Sunday, June 10, 2012

Septeo Nacional - En Vivo - Live La Habana, Cuba

"Septeto National"
Photo courtesy Barry Cox
Pictured above in an early 1980's photo:
 Florencio "Carusito" Hernandez: coro y maraca
Lázaro Herrera
: trumpet
Carlos Embale : vocal
Rafael Ortiz: guitar
Recorded live/en vivo in La Habana.
Purportedly recoded in 1979.
His voice is superb on these six live recordings.

1. Esas  no son cubanas  - Todo - Échale Salsita

2. Tu mi afinidad - Bururú Barará

3. Maria Antoinetta


cajualva said...


city said...

nice posting.. thanks for sharing.

Gabor said...

A friend sent me a link to your posting and, after listening to the recording, I couldn't help but notice what appear to be obvious errors.

The live recording of the six tracks in question took place at Liceo de La Habana—not just at another “Casa de la Trova”—in 1979 and not at any other time. Neither 1981 as it appears on the heading nor 1980 as suggested below could’ve been the correct date since Embale is clearly heard saying that Joseito Núñez had just passed away “éste mes” (this month) and we all know Joseito died at age 70 in Havana in 1979.

I have a question though... Are you totally certain or do you have an idea when the posted picture was taken? The reason for my asking is simple. If you look closely at the picture the bongó player does not bear any resemblance to Rogelio “Yeyo” Iglesias yet Embale, in Bururú Barará where he names everyone in the group at that particular recital, refers to the bongó player as “Yeyo”.

By the way, the personnel in this particular session were Rafael Ortiz (Guitar), Hilario Ariza (Tres), Lázaro Herrera “El Pecoso” (Trumpet), Charles Burke (Upright Bass), Carlos Embale (Lead Vocals), Bienvenido León (Secondary Vocals) & Florencio "Carusito" Hernández (Back-up Vocals and maracas) and Yeyo (Bongó).


Fidels Eyeglasses said...

Thanks for the info Gabor.
The photo is from the early 1980's.
The recordings in the post are not from that exact photo.
Yes, that's Carusito playing maracas in the photo as well as singing high falsetto in the recordings.
'Yeyo'/'Yeyito' is a common "nickname" in Cuba, though the bongocero may have that nickname, it's absolutely not Rogelio 'Yeyo' Iglesias, he never played with this band.

Gabor said...


After browsing through your site, I find what you have done on behalf of Cuban music and its makers laudable and I commend you for it.

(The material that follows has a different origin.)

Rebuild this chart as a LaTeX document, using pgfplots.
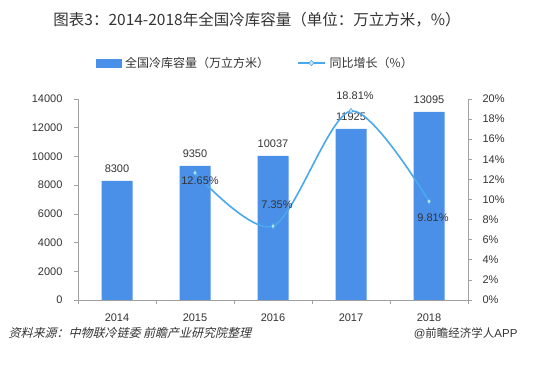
\documentclass[border=0pt]{standalone}
\usepackage{pgfplots}
\usepackage{pgfplotstable}
\pgfplotsset{compat=1.18}
\usepackage{fontspec}
\setmainfont{Liberation Sans}
\newfontfamily\cjk{Noto Sans CJK SC}
\newfontfamily\cjkit{Noto Sans CJK SC}[FakeSlant=0.25]
\definecolor{barblue}{HTML}{4A8FE8}
\definecolor{lineblue}{HTML}{4AA8EC}
\definecolor{axgray}{HTML}{A0A0A0}
\definecolor{txt}{HTML}{333333}

\pgfplotstableread{
x y dx dy
1 12.65 5 -8
2 7.35 4 21
3 18.81 4 15
4 9.81 4 -16
}\growth

\pgfplotsset{base/.style={
  at={(78pt,71pt)}, anchor=south west, scale only axis,
  width=390pt, height=201pt, xmin=-0.5, xmax=4.5,
  axis line style={axgray, line width=0.7pt},
  tick style={axgray, line width=0.7pt},
  tick align=outside, major tick length=4pt,
  ticklabel style={font=\fontsize{11}{13}\selectfont, text=txt},
  /pgf/number format/assume math mode=true,
  /pgf/number format/1000 sep={},
}}

\begin{document}
\begin{tikzpicture}[x=1pt,y=1pt]
\path[use as bounding box] (0,0) rectangle (544,371);
\node[text=txt] at (257,351) {\fontsize{15.5}{18}\selectfont\cjk 图表3：2014-2018年全国冷库容量（单位：万立方米，\%）};

\begin{axis}[base,
  axis y line*=left, axis x line*=bottom,
  ymin=0, ymax=14000, ytick={0,2000,...,14000},
  scaled y ticks=false,
  yticklabel style={xshift=-8pt},
  xtick={-0.5,0.5,1.5,2.5,3.5,4.5}, xticklabels={},
  extra x ticks={0,1,2,3,4},
  extra x tick labels={2014,2015,2016,2017,2018},
  extra x tick style={major tick length=0pt, xticklabel style={yshift=-10pt}},
]
\addplot[ybar, bar width=31pt, fill=barblue, draw=none,
  nodes near coords,
  nodes near coords style={font=\fontsize{11}{13}\selectfont, text=txt, yshift=5pt}]
  coordinates {(0,8300) (1,9350) (2,10037) (3,11925) (4,13095)};
\end{axis}

\begin{axis}[base,
  axis y line*=right, axis x line=none,
  ymin=0, ymax=20, ytick={0,2,...,20},
  yticklabel={\pgfmathprintnumber{\tick}\%},
  yticklabel style={xshift=7pt},
  legend style={at={(0.457,1.179)}, anchor=center, draw=none, fill=none,
    legend columns=2, font=\fontsize{12}{14}\selectfont, text=txt,
    nodes={inner xsep=4pt},
    /tikz/every even column/.append style={column sep=24pt}},
  legend cell align=left,
]
\addlegendimage{legend image code/.code={\fill[barblue] (0pt,-4pt) rectangle (25pt,4pt);}}
\addlegendentry{\cjk 全国冷库容量（万立方米）}
\addplot[lineblue, line width=1.6pt, smooth, mark=diamond*, mark size=2.6pt,
  mark options={fill=lineblue!30, draw=lineblue, line width=0.6pt},
  point meta=y,
  visualization depends on={\thisrow{dx} \as \dx},
  visualization depends on={\thisrow{dy} \as \dy},
  nodes near coords={\pgfmathprintnumber[fixed,fixed zerofill,precision=2]{\pgfplotspointmeta}\%},
  every node near coord/.append style={anchor=center, xshift=\dx, yshift=\dy, font=\fontsize{11}{13}\selectfont, text=txt},
  legend image code/.code={\draw[lineblue, line width=1.6pt] (0pt,0pt) -- (27pt,0pt);
    \fill[lineblue!30, draw=lineblue, line width=0.6pt] (13.5pt,2.6pt) -- (16.1pt,0pt) -- (13.5pt,-2.6pt) -- (10.9pt,0pt) -- cycle;},
] table[x=x, y=y] {\growth};
\addlegendentry{\cjk 同比增长（\%）}
\end{axis}

\node[anchor=west, text=txt] at (5,38) {\fontsize{12}{14}\selectfont\cjkit 资料来源：中物联冷链委 前瞻产业研究院整理};
\node[anchor=east, text=txt] at (521,38) {\fontsize{11.5}{14}\selectfont @{\cjk 前瞻经济学人}APP};
\end{tikzpicture}
\end{document}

I’m inclined to believe you are all about putting forth correct information and hope that being corrected would not alter your pulse. Equally, I’m all about the same and 100% a stickler for chronology. Why do I say this? Well, I found another one of your posts dated “Friday, February 13, 2009,” “Video-Cuba: ‘Septeto Nacional’ 1962” and subtitled “The second generation of 'Septeto Nacional',” “Television performance 1962 Cuba.”

I’m sorry to say that the date is wrong once again and here is why: the program’s announcer while introducing ‘Son de la loma’ and ‘Trompeta querida’ says, “…recientemente fallecido, su popular ‘Son de la loma’ e inmediatamente después, de Lázaro Herrera, su son titulado “Trompeta querida’”. (…recently deceased, his popular ‘Son de la loma’ and immediately afterwards, by Lazaro Herrera, his son entitled ‘Trompeta querida’.)

Although the name is chopped off on the clip’s narrative, the announcer is obviously referring to Miguel Matamoros, the composer of ‘Son de la loma,” who as we all know passed away approximately a month short of his 77th birthday in his birthplace, Santiago de Cuba, on April 15, 1971. The choice of the word “recientemente” (recently) by the announcer indicates very close time proximity to the event in question. Therefore, I would categorically say that this particular performance took place not in 1962 as you stated but rather nearly 10 years later and definitely no sooner than 1971.